Over the weekend the whole family headed down to the Geelong Waterfront. Not exactly a great family holiday for us, as we live 15km away. But, I have this thing about appreciating what’s in our own backyard so I like to get the kiddos down there whenever we can. Added to that, it’s fabulous! Why not go? You should, if you’re in town. Even if you’re not, you should make the effort. You won’t be disappointed, I promise.
Geelong is beautifully situated overlooking Corio Bay. For the longest time, the potential of the waterfront was ignored. It has an industrial history with woolstores and working ports taking up many of the best spots for years. Then someone came to their senses and council has spent a lot of time and money reclaiming the area. Now instead of farm trucks loaded with wool chugging down the streets there are tourists and the lucky locals.
The most kid friendly part of the Geelong Waterfront starts around Cunningham Pier. You can’t miss it, stretching out into Corio Bay and punctuated with a perfectly white restaurant at its end. The restaurant is currently under redevelopment, but when it reopens with a cafe, restaurant and function rooms it will have the most spectacular views of the bay and city. If you never leave this little part of the waterfront you’d still have a fun filled day.
There’s the skate park. I don’t know much about skate parks, but my skating mad nephew tells me it’s the bees knees (my words, not his – obviously). I saw it on TV too, in an interview with an award winning skate park designer, so I figure it’s up there as far as skate parks go.
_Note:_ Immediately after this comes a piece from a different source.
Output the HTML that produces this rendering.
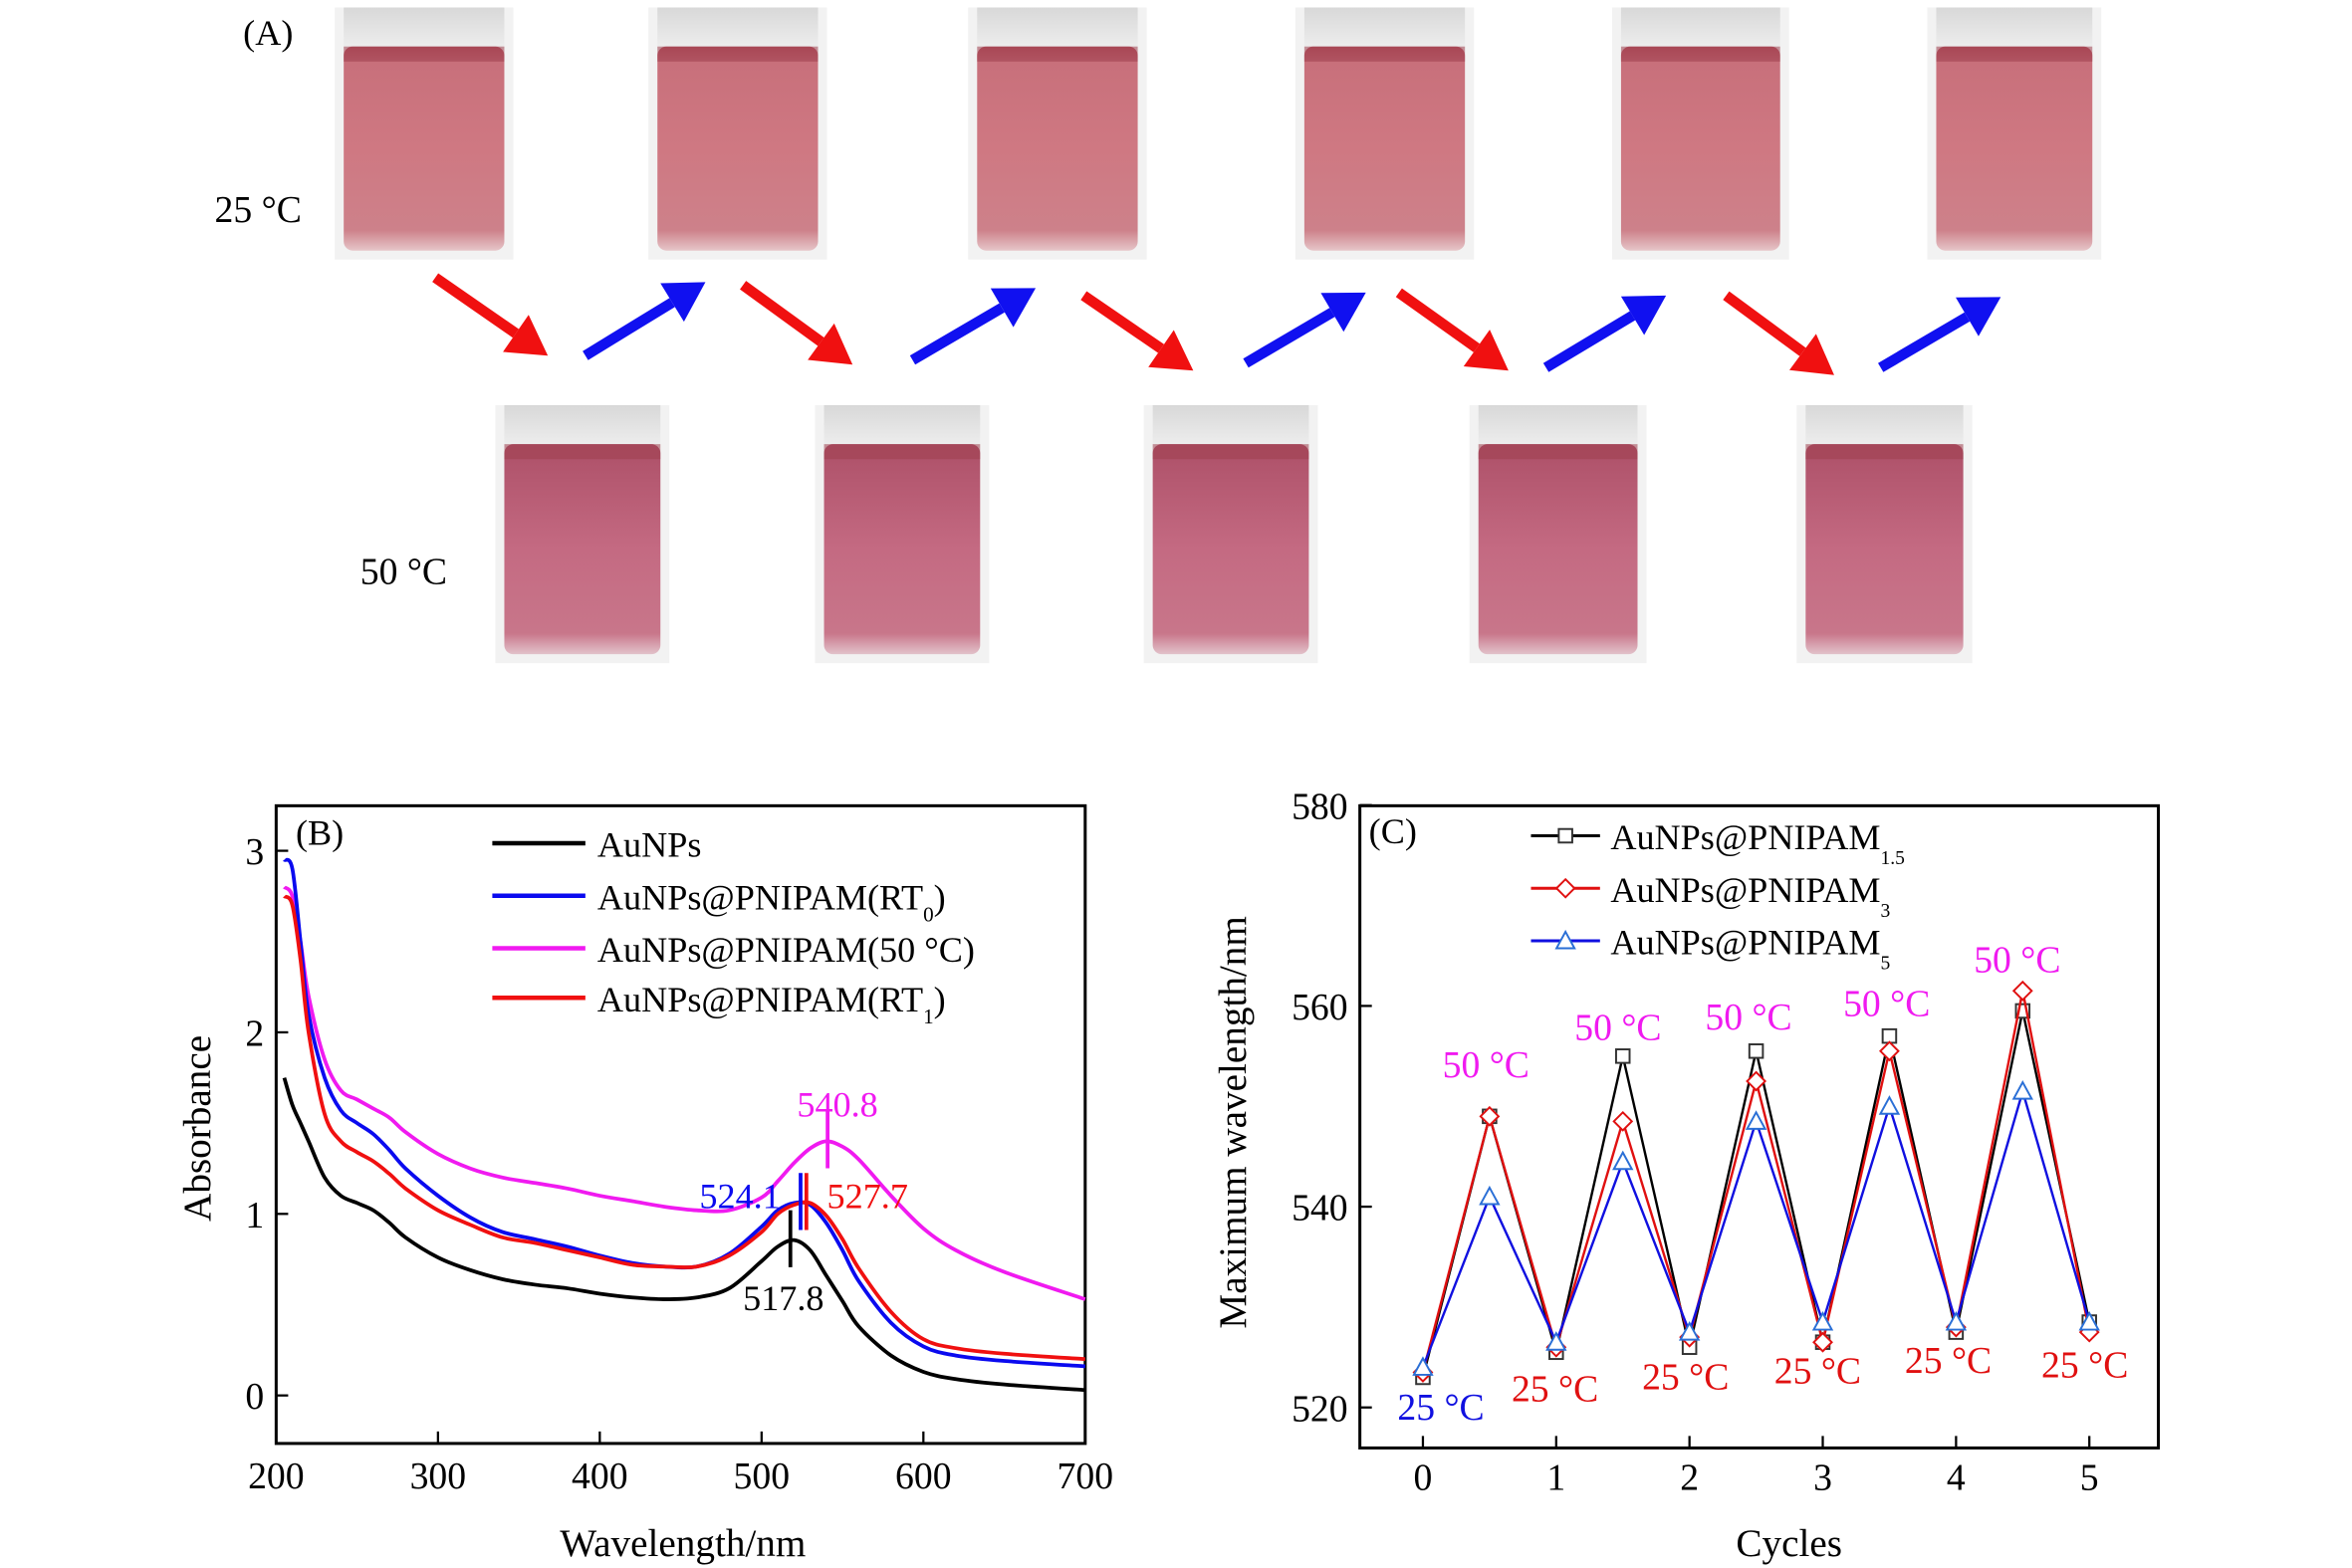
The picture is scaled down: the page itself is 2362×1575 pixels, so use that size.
<!DOCTYPE html>
<html><head><meta charset="utf-8"><style>
html,body{margin:0;padding:0;background:#fff}
svg{display:block}
text{font-family:"Liberation Serif",serif}
</style></head><body>
<svg id="fig" width="2362" height="1575" viewBox="0 0 1567 1045" preserveAspectRatio="none" xmlns="http://www.w3.org/2000/svg">
<defs>
<linearGradient id="liq" x1="0" y1="0" x2="0" y2="1">
<stop offset="0" stop-color="#b5505e"/><stop offset="0.08" stop-color="#c8707b"/><stop offset="0.5" stop-color="#cf7882"/><stop offset="0.9" stop-color="#cd818a"/><stop offset="1" stop-color="#e6c6c9"/>
</linearGradient>
<linearGradient id="liq2" x1="0" y1="0" x2="0" y2="1">
<stop offset="0" stop-color="#ad5068"/><stop offset="0.5" stop-color="#c46a82"/><stop offset="0.9" stop-color="#c8768a"/><stop offset="1" stop-color="#e2c2ca"/>
</linearGradient>
<linearGradient id="glass" x1="0" y1="0" x2="0" y2="1">
<stop offset="0" stop-color="#d8d8d8"/><stop offset="1" stop-color="#eeeeee"/>
</linearGradient>
</defs>
<g id="panelA">
<text x="162" y="30" font-size="24">(A)</text>
<text x="143" y="148" font-size="25">25 °C</text>
<text x="240" y="389" font-size="25">50 °C</text>
</g>
<g id="panelB"></g>
<g id="panelC"></g>
</svg>
<script>
// ---------- Panel B data ----------
const wavelengths=[205,210,215,220,230,240,250,260,270,280,300,320,340,360,380,400,420,440,460,480,500,510,520,530,540,550,560,580,600,620,650,700];
const absAuNPs=[1.75,1.6,1.5,1.4,1.2,1.1,1.06,1.02,0.95,0.87,0.76,0.69,0.64,0.61,0.59,0.56,0.54,0.53,0.54,0.59,0.74,0.82,0.855,0.8,0.66,0.52,0.38,0.22,0.13,0.09,0.06,0.03];
const absRT0=[2.95,2.9,2.5,2.1,1.75,1.57,1.5,1.44,1.35,1.25,1.1,0.98,0.9,0.86,0.82,0.77,0.73,0.71,0.71,0.78,0.93,1.02,1.06,1.05,0.95,0.8,0.63,0.4,0.27,0.22,0.19,0.16];
const abs50C=[2.8,2.75,2.5,2.2,1.85,1.68,1.63,1.58,1.53,1.45,1.33,1.25,1.2,1.17,1.14,1.1,1.07,1.04,1.02,1.02,1.09,1.18,1.28,1.36,1.4,1.37,1.3,1.1,0.92,0.8,0.68,0.53];
const absRT1=[2.75,2.7,2.4,2.0,1.55,1.4,1.34,1.29,1.22,1.14,1.02,0.94,0.87,0.84,0.8,0.76,0.72,0.71,0.71,0.77,0.9,1.0,1.05,1.06,0.99,0.86,0.7,0.46,0.31,0.26,0.23,0.2];
const bXTicks=[200,300,400,500,600,700];
const bYTicks=[0,1,2,3];
const peakLabels=["517.8","524.1","540.8","527.7"];
const peakPos=[517.8,524.1,540.8,527.7];
const peakAbs=[0.855,1.06,1.4,1.06];
// ---------- Panel C data ----------
const cycles=[0,0.5,1,1.5,2,2.5,3,3.5,4,4.5,5];
const lam15=[523,549,525.5,555,526,555.5,526.5,557,527.5,559.5,528.5];
const lam3=[523.5,549,526,548.5,527,552.5,526.5,555.5,528,561.5,527.5];
const lam5=[524,541,526.5,544.5,527.5,548.5,528.5,550,528.5,551.5,528.5];
const cXTicks=[0,1,2,3,4,5];
const cYTicks=[520,540,560,580];

const NS="http://www.w3.org/2000/svg";
function mk(parent,tag,attrs,txt){const e=document.createElementNS(NS,tag);for(const k in attrs)e.setAttribute(k,attrs[k]);if(txt!==undefined)e.textContent=txt;parent.appendChild(e);return e;}

// ---------- Panel A vials ----------
const A=document.getElementById('panelA');
const topVials=[[223,342],[432,551],[645,764],[863,982],[1074,1192],[1284,1400]];
const botVials=[[330,446],[543,659],[762,878],[979,1097],[1197,1314]];
function vial(x0,x1,y0,y1,grad,i,row){
  const g=mk(A,'g',{});
  
  
  mk(g,'rect',{x:x0,y:y0,width:x1-x0,height:y1-y0,fill:'#f2f2f2'});
  mk(g,'rect',{x:x0+6,y:y0,width:x1-x0-12,height:28,fill:'url(#glass)'});
  mk(g,'rect',{x:x0+6,y:y0+26,width:x1-x0-12,height:y1-y0-32,rx:6,fill:'url('+grad+')'});
  mk(g,'rect',{x:x0+6,y:y0+26,width:x1-x0-12,height:10,fill:'#9e3f4f',opacity:0.55});
}
topVials.forEach((v,i)=>vial(v[0],v[1],5,173,'#liq',i,'top'));
botVials.forEach((v,i)=>vial(v[0],v[1],270,442,'#liq2',i,'bottom'));
const arrows=[[290,185,365,237,'red'],[390,237,470,188,'blue'],[495,190,568,243,'red'],[608,240,690,192,'blue'],[722,197,795,247,'red'],[830,242,910,195,'blue'],[932,195,1005,247,'red'],[1030,245,1110,197,'blue'],[1150,197,1222,250,'red'],[1253,245,1333,198,'blue']];
arrows.forEach((a,i)=>{
  const col=a[4]=='red'?'#f01010':'#1010f0';
  const g=mk(A,'g',{});
  
  
  const dx=a[2]-a[0],dy=a[3]-a[1],L=Math.hypot(dx,dy),ux=dx/L,uy=dy/L;
  const bx=a[2]-ux*26,by=a[3]-uy*26;
  mk(g,'line',{x1:a[0],y1:a[1],x2:bx,y2:by,stroke:col,'stroke-width':7});
  mk(g,'polygon',{points:`${a[2]},${a[3]} ${bx-uy*15},${by+ux*15} ${bx+uy*15},${by-ux*15}`,fill:col});
});

// ---------- Panel B ----------
const B=document.getElementById('panelB');
const bx0=184,bx1=723,by0=537,by1=962;
const xB=w=>184+(w-200)*1.078;
const yB=a=>930-a*121;
mk(B,'rect',{x:bx0,y:by0,width:bx1-bx0,height:by1-by0,fill:'none',stroke:'#000','stroke-width':2});
bXTicks.forEach(t=>{
  const l=mk(B,'line',{x1:xB(t),y1:by1,x2:xB(t),y2:by1-8,stroke:'#000','stroke-width':1.5});
  
  const tx=mk(B,'text',{x:xB(t),y:992,'font-size':25,'text-anchor':'middle'},t);
  
});
bYTicks.forEach(t=>{
  mk(B,'line',{x1:bx0,y1:yB(t),x2:bx0+8,y2:yB(t),stroke:'#000','stroke-width':1.5});
  const tx=mk(B,'text',{x:176,y:yB(t)+9,'font-size':25,'text-anchor':'end'},t);
  
});
let t1=mk(B,'text',{x:455,y:1037,'font-size':26,'text-anchor':'middle'},'Wavelength/nm');

t1=mk(B,'text',{x:140,y:752,'font-size':26,'text-anchor':'middle',transform:'rotate(-90 140 752)'},'Absorbance');

t1=mk(B,'text',{x:197,y:563,'font-size':24},'(B)');

const seriesB=[[absAuNPs,'#000','aunps'],[absRT0,'#0a0aef','rt0'],[abs50C,'#f01af0','50c'],[absRT1,'#f01010','rt1']];
function smoothPath(xs,ys){
  let d='M'+xs[0].toFixed(1)+','+ys[0].toFixed(1);
  for(let i=0;i<xs.length-1;i++){
    const x0=xs[i-1]??xs[i],y0=ys[i-1]??ys[i],x3=xs[i+2]??xs[i+1],y3=ys[i+2]??ys[i+1];
    const c1x=xs[i]+(xs[i+1]-x0)/6,c1y=ys[i]+(ys[i+1]-y0)/6;
    const c2x=xs[i+1]-(x3-xs[i])/6,c2y=ys[i+1]-(y3-ys[i])/6;
    d+=` C${c1x.toFixed(1)},${c1y.toFixed(1)} ${c2x.toFixed(1)},${c2y.toFixed(1)} ${xs[i+1].toFixed(1)},${ys[i+1].toFixed(1)}`;
  }
  return d;
}
[seriesB[2],seriesB[0],seriesB[1],seriesB[3]].forEach(s=>{
  const d=smoothPath(wavelengths.map(xB),s[0].map(yB));
  const p=mk(B,'path',{d:d,fill:'none',stroke:s[1],'stroke-width':2.5,'stroke-linejoin':'round'});
  
});
const peakCols=['#000','#0a0aef','#f01af0','#f01010'];
const peakLx=[522,493,558,578];const peakLy=[873,805,744,805];
peakPos.forEach((p,i)=>{
  const m=mk(B,'line',{x1:xB(p),y1:yB(peakAbs[i])-20,x2:xB(p),y2:yB(peakAbs[i])+18,stroke:peakCols[i],'stroke-width':2.5});
  
  const tx=mk(B,'text',{x:peakLx[i],y:peakLy[i],'font-size':24,'text-anchor':'middle',fill:peakCols[i]},peakLabels[i]);
  
});
const legB=[['AuNPs',''],['AuNPs@PNIPAM(RT','0',')'],['AuNPs@PNIPAM(50 °C)',''],['AuNPs@PNIPAM(RT','1',')']];
const legBy=[562,597,632,665];
legB.forEach((l,i)=>{
  const g=mk(B,'g',{});
  
  mk(g,'line',{x1:328,y1:legBy[i],x2:390,y2:legBy[i],stroke:seriesB[i][1],'stroke-width':3});
  const tx=mk(g,'text',{x:398,y:legBy[i]+9,'font-size':24},l[0]);
  if(l[1]){mk(tx,'tspan',{'font-size':14,dy:8},l[1]);mk(tx,'tspan',{dy:-8},l[2]);}
});

// ---------- Panel C ----------
const C=document.getElementById('panelC');
const cx0=906,cx1=1438,cy0=537,cy1=965;
const xC=c=>948+c*88.8;
const yC=v=>938-(v-520)*6.69;
mk(C,'rect',{x:cx0,y:cy0,width:cx1-cx0,height:cy1-cy0,fill:'none',stroke:'#000','stroke-width':2});
cXTicks.forEach(t=>{
  mk(C,'line',{x1:xC(t),y1:cy1,x2:xC(t),y2:cy1-8,stroke:'#000','stroke-width':1.5});
  const tx=mk(C,'text',{x:xC(t),y:993,'font-size':25,'text-anchor':'middle'},t);
  
});
cYTicks.forEach(t=>{
  mk(C,'line',{x1:cx0,y1:yC(t),x2:cx0+8,y2:yC(t),stroke:'#000','stroke-width':1.5});
  const tx=mk(C,'text',{x:898,y:yC(t)+9,'font-size':25,'text-anchor':'end'},t);
  
});
t1=mk(C,'text',{x:1192,y:1037,'font-size':26,'text-anchor':'middle'},'Cycles');

t1=mk(C,'text',{x:830,y:748,'font-size':26,'text-anchor':'middle',transform:'rotate(-90 830 748)'},'Maximum wavelength/nm');

t1=mk(C,'text',{x:912,y:562,'font-size':24},'(C)');

function marker(g,shape,x,y,col){
  if(shape=='sq')return mk(g,'rect',{x:x-4.5,y:y-4.5,width:9,height:9,fill:'#fff',stroke:'#333','stroke-width':1.3});
  if(shape=='di')return mk(g,'polygon',{points:`${x},${y-6} ${x+6},${y} ${x},${y+6} ${x-6},${y}`,fill:'#fff',stroke:col,'stroke-width':1.3});
  return mk(g,'polygon',{points:`${x},${y-6} ${x+6},${y+5} ${x-6},${y+5}`,fill:'#fff',stroke:'#2a6fd6','stroke-width':1.3});
}
const seriesC=[[lam15,'#000','sq','pnipam-1-5'],[lam3,'#e01010','di','pnipam-3'],[lam5,'#1010e0','tr','pnipam-5']];
seriesC.forEach(s=>{
  const g=mk(C,'g',{});
  
  const pts=cycles.map((c,i)=>xC(c).toFixed(1)+','+yC(s[0][i]).toFixed(1)).join(' ');
  mk(g,'polyline',{points:pts,fill:'none',stroke:s[1],'stroke-width':1.6});
  cycles.forEach((c,i)=>{
    const m=marker(g,s[2],xC(c),yC(s[0][i]),s[1]);
    
  });
});
const hotLabels=[[990,718],[1078,693],[1165,686],[1257,677],[1344,648]];
hotLabels.forEach((p,i)=>{
  const tx=mk(C,'text',{x:p[0],y:p[1],'font-size':25,'text-anchor':'middle',fill:'#f01af0'},'50 °C');
  
});
const coldLabels=[[960,946,'#1010e0'],[1036,934,'#e01010'],[1123,926,'#e01010'],[1211,922,'#e01010'],[1298,915,'#e01010'],[1389,918,'#e01010']];
coldLabels.forEach((p,i)=>{
  const tx=mk(C,'text',{x:p[0],y:p[1],'font-size':25,'text-anchor':'middle',fill:p[2]},'25 °C');
  
});
const legC=[['AuNPs@PNIPAM','1.5'],['AuNPs@PNIPAM','3'],['AuNPs@PNIPAM','5']];
const legCy=[557,592,627];
legC.forEach((l,i)=>{
  const g=mk(C,'g',{});
  
  mk(g,'line',{x1:1020,y1:legCy[i],x2:1066,y2:legCy[i],stroke:seriesC[i][1],'stroke-width':2});
  marker(g,seriesC[i][2],1043,legCy[i],seriesC[i][1]);
  const tx=mk(g,'text',{x:1073,y:legCy[i]+9,'font-size':24},l[0]);
  mk(tx,'tspan',{'font-size':13,dy:10},l[1]);
});
</script>
</body></html>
Younger kids are catered for in this area with a playground, including slides, a climbing rope pyramid and what I like to call Puff the Magic Dragon. He floats along partially submerged in the grass and makes a great climbing frame too.
On the first Sunday of each month the tall ship Enterprize docks at the pier and does 1 hour sails around the bay.
Next to Cunningham Pier is the beautifully restored carousel, in it’s equally impressive “glass house”. The carousel operates every day.
Continuing east around the waterfront past the Geelong Yacht Club and marina is Eastern Beach. Volleyball nets are a permanent fixture on the beach, although they don’t get used much during winter. Nonetheless, the kids love a bit of sand. They seem to be quite happily to dig holes and build sandcastles until the icecream truck beckons.
Then there’s the part of the waterfront that was developed in the old days (the 1930′s is old days now, isn’t it?): a promenade passing by the huge semi-circular ocean swimming pool (free), the kids pool (free) and a new, you beaut playground.
The shore is lovely and grassy with a smattering of tables, although you’d be wise to BYO picnic rug as the tables are taken up pretty quickly. The adjacent Beach House has a cafe and restaurant.
This is the area I like best. There’s so much to keep the kids occupied that hubby and I can lounge back, taking in the beautiful view, and actually speak to each other without being interrupted every 30 seconds. Magic.